§ MATERIAL FOR THIS TASK
● ● ● ● ●

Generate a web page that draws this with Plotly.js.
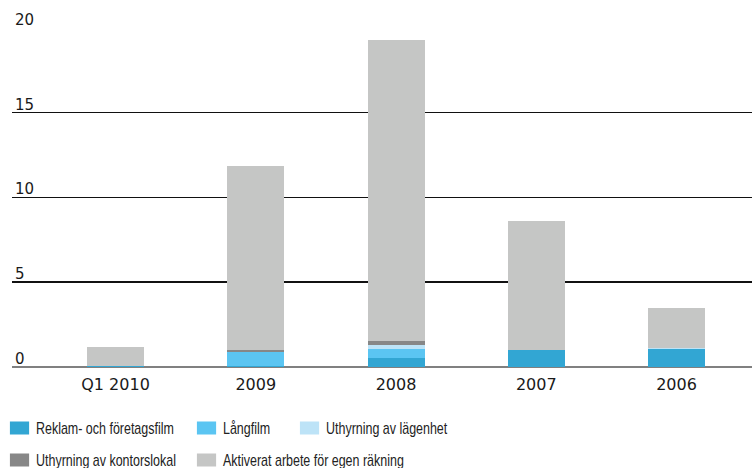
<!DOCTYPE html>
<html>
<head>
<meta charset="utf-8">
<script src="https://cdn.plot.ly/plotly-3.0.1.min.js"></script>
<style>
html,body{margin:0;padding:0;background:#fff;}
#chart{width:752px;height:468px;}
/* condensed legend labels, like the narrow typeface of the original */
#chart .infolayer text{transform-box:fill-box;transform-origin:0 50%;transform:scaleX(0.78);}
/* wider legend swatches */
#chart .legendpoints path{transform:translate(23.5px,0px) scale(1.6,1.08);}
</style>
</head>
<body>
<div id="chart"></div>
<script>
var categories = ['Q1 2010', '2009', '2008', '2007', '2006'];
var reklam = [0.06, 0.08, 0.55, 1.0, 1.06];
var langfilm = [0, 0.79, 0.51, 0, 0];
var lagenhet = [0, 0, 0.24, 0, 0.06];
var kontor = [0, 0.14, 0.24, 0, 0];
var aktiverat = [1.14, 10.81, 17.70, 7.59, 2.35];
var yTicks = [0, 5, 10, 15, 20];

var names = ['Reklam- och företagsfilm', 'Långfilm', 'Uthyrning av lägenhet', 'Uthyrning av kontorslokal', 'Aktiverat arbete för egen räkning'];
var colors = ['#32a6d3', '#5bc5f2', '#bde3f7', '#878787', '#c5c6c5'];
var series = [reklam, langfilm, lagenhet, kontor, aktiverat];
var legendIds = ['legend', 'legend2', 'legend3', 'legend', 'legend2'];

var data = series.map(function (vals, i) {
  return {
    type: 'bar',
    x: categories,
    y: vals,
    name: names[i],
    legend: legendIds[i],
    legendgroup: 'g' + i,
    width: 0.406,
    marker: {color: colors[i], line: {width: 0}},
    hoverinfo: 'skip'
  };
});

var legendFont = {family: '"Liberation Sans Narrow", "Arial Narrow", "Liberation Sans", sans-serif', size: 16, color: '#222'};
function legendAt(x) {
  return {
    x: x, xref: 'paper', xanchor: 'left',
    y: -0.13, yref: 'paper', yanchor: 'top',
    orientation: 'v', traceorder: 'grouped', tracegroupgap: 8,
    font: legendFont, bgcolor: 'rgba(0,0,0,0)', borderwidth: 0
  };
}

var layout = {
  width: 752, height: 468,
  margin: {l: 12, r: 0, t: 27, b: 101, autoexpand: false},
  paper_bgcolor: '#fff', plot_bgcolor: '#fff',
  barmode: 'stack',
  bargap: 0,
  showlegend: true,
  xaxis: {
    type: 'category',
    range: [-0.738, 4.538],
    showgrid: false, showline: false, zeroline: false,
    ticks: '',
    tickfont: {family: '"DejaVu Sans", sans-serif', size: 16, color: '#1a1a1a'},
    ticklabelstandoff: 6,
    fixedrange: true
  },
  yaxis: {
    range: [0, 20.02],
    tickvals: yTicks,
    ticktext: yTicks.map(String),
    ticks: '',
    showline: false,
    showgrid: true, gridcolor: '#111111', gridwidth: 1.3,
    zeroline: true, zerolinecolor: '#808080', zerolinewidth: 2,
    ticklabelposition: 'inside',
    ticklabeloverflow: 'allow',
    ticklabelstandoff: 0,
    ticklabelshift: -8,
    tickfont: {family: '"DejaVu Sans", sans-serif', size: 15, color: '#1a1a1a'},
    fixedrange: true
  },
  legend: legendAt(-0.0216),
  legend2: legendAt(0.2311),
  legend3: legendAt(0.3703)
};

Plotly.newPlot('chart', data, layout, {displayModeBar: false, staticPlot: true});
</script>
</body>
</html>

● ● ● ● ●

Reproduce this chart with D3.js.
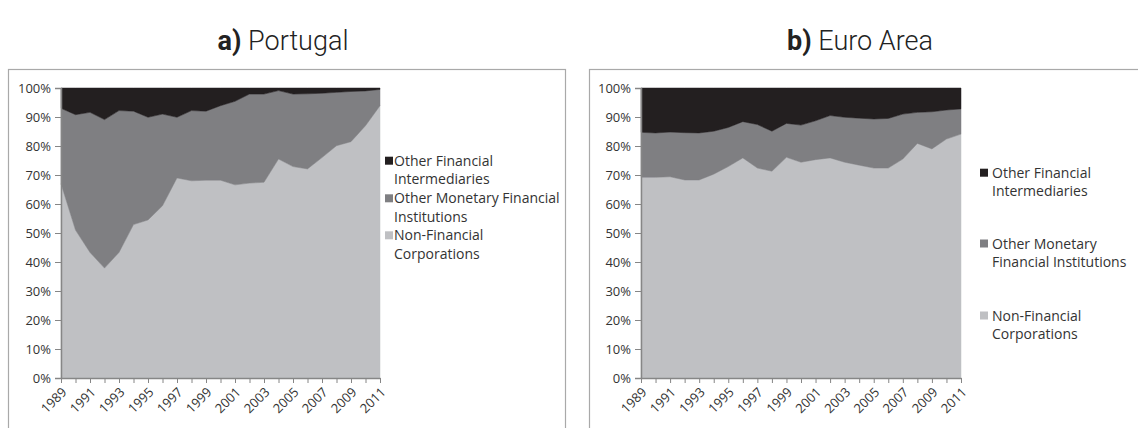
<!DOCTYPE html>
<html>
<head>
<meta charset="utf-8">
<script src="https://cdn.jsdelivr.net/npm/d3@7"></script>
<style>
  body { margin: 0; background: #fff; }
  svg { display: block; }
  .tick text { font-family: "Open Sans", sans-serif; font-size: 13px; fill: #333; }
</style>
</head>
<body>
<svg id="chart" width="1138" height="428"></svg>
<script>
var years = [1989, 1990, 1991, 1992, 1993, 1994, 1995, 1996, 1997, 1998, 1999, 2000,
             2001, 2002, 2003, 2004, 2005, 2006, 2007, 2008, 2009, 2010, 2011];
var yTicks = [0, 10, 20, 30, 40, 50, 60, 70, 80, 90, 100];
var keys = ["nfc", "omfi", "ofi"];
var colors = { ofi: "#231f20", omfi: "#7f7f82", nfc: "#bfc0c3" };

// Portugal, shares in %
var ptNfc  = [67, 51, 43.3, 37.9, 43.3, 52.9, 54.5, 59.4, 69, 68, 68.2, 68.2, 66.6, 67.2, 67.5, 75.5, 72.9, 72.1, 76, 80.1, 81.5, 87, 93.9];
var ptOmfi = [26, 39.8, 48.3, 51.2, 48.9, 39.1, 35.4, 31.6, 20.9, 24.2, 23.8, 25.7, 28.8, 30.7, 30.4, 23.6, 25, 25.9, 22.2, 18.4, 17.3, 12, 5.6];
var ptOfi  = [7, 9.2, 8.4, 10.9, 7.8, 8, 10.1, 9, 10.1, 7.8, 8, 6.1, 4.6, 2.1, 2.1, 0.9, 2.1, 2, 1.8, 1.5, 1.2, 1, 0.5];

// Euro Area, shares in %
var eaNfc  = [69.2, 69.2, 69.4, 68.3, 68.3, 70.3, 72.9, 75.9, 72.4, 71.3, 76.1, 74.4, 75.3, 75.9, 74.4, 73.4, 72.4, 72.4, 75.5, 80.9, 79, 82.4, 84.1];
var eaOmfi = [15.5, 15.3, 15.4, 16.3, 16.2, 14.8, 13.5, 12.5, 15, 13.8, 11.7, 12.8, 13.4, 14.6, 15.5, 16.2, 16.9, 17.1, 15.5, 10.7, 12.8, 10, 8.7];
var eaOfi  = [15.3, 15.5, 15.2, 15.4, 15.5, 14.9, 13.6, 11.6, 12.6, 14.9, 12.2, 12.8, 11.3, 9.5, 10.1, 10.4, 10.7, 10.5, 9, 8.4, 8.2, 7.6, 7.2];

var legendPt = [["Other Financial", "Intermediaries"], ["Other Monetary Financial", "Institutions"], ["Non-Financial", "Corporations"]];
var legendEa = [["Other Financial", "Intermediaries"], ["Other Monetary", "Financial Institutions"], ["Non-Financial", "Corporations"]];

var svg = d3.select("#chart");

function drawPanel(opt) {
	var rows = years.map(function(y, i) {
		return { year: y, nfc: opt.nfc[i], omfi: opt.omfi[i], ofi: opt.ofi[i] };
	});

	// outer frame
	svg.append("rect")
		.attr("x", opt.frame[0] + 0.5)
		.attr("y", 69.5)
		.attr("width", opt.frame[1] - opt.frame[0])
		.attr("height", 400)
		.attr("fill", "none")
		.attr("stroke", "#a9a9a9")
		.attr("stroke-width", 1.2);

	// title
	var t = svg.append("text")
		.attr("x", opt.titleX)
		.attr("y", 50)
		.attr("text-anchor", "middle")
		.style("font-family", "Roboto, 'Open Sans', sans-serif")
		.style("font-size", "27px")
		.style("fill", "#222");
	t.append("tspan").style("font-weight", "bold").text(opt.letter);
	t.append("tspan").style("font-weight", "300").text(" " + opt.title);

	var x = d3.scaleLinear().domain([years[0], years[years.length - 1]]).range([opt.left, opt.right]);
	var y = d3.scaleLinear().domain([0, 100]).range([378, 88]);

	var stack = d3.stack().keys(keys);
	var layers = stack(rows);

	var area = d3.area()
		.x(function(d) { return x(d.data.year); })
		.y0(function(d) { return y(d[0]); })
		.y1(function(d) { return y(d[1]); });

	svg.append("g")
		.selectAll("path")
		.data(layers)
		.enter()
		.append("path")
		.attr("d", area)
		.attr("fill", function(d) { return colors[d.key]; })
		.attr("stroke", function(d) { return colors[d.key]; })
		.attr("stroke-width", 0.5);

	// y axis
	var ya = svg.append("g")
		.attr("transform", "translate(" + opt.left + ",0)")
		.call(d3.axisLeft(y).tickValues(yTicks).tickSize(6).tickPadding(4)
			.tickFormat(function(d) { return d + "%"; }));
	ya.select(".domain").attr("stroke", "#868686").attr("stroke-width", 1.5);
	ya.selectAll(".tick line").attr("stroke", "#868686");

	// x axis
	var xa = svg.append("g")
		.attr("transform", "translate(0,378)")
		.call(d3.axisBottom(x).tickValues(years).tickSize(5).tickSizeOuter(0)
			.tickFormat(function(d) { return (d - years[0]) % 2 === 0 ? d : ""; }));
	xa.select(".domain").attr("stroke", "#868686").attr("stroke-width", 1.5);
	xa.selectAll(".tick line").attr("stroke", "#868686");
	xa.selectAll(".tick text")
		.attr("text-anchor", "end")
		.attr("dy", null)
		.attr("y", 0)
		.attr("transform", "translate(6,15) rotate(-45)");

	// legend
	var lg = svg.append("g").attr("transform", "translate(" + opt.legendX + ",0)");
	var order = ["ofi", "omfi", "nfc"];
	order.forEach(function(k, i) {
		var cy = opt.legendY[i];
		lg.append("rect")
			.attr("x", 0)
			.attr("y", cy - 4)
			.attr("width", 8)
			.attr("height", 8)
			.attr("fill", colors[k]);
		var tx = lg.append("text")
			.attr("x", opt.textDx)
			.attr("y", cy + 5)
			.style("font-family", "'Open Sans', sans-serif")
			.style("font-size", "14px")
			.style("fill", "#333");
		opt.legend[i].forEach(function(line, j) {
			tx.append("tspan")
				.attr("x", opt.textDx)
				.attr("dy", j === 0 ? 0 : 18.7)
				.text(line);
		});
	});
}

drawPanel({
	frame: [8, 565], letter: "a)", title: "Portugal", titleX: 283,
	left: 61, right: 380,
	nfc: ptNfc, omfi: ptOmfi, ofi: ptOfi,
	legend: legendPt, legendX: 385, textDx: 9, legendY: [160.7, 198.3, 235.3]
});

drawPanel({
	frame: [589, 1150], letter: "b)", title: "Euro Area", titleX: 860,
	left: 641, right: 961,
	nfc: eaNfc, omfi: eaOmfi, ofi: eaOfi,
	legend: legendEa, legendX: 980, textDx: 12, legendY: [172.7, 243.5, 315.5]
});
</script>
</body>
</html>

● ● ● ● ●

§ EXERCISE TASK
Give only the lines from the one with "Generate a web" to the one with "['legend', 'legend2', 'legend3', 'legend', 'legend2'];", both included, again and exactly; leave the images out.

§ COMPLETE ANSWER
Generate a web page that draws this with Plotly.js.
<!DOCTYPE html>
<html>
<head>
<meta charset="utf-8">
<script src="https://cdn.plot.ly/plotly-3.0.1.min.js"></script>
<style>
html,body{margin:0;padding:0;background:#fff;}
#chart{width:752px;height:468px;}
/* condensed legend labels, like the narrow typeface of the original */
#chart .infolayer text{transform-box:fill-box;transform-origin:0 50%;transform:scaleX(0.78);}
/* wider legend swatches */
#chart .legendpoints path{transform:translate(23.5px,0px) scale(1.6,1.08);}
</style>
</head>
<body>
<div id="chart"></div>
<script>
var categories = ['Q1 2010', '2009', '2008', '2007', '2006'];
var reklam = [0.06, 0.08, 0.55, 1.0, 1.06];
var langfilm = [0, 0.79, 0.51, 0, 0];
var lagenhet = [0, 0, 0.24, 0, 0.06];
var kontor = [0, 0.14, 0.24, 0, 0];
var aktiverat = [1.14, 10.81, 17.70, 7.59, 2.35];
var yTicks = [0, 5, 10, 15, 20];

var names = ['Reklam- och företagsfilm', 'Långfilm', 'Uthyrning av lägenhet', 'Uthyrning av kontorslokal', 'Aktiverat arbete för egen räkning'];
var colors = ['#32a6d3', '#5bc5f2', '#bde3f7', '#878787', '#c5c6c5'];
var series = [reklam, langfilm, lagenhet, kontor, aktiverat];
var legendIds = ['legend', 'legend2', 'legend3', 'legend', 'legend2'];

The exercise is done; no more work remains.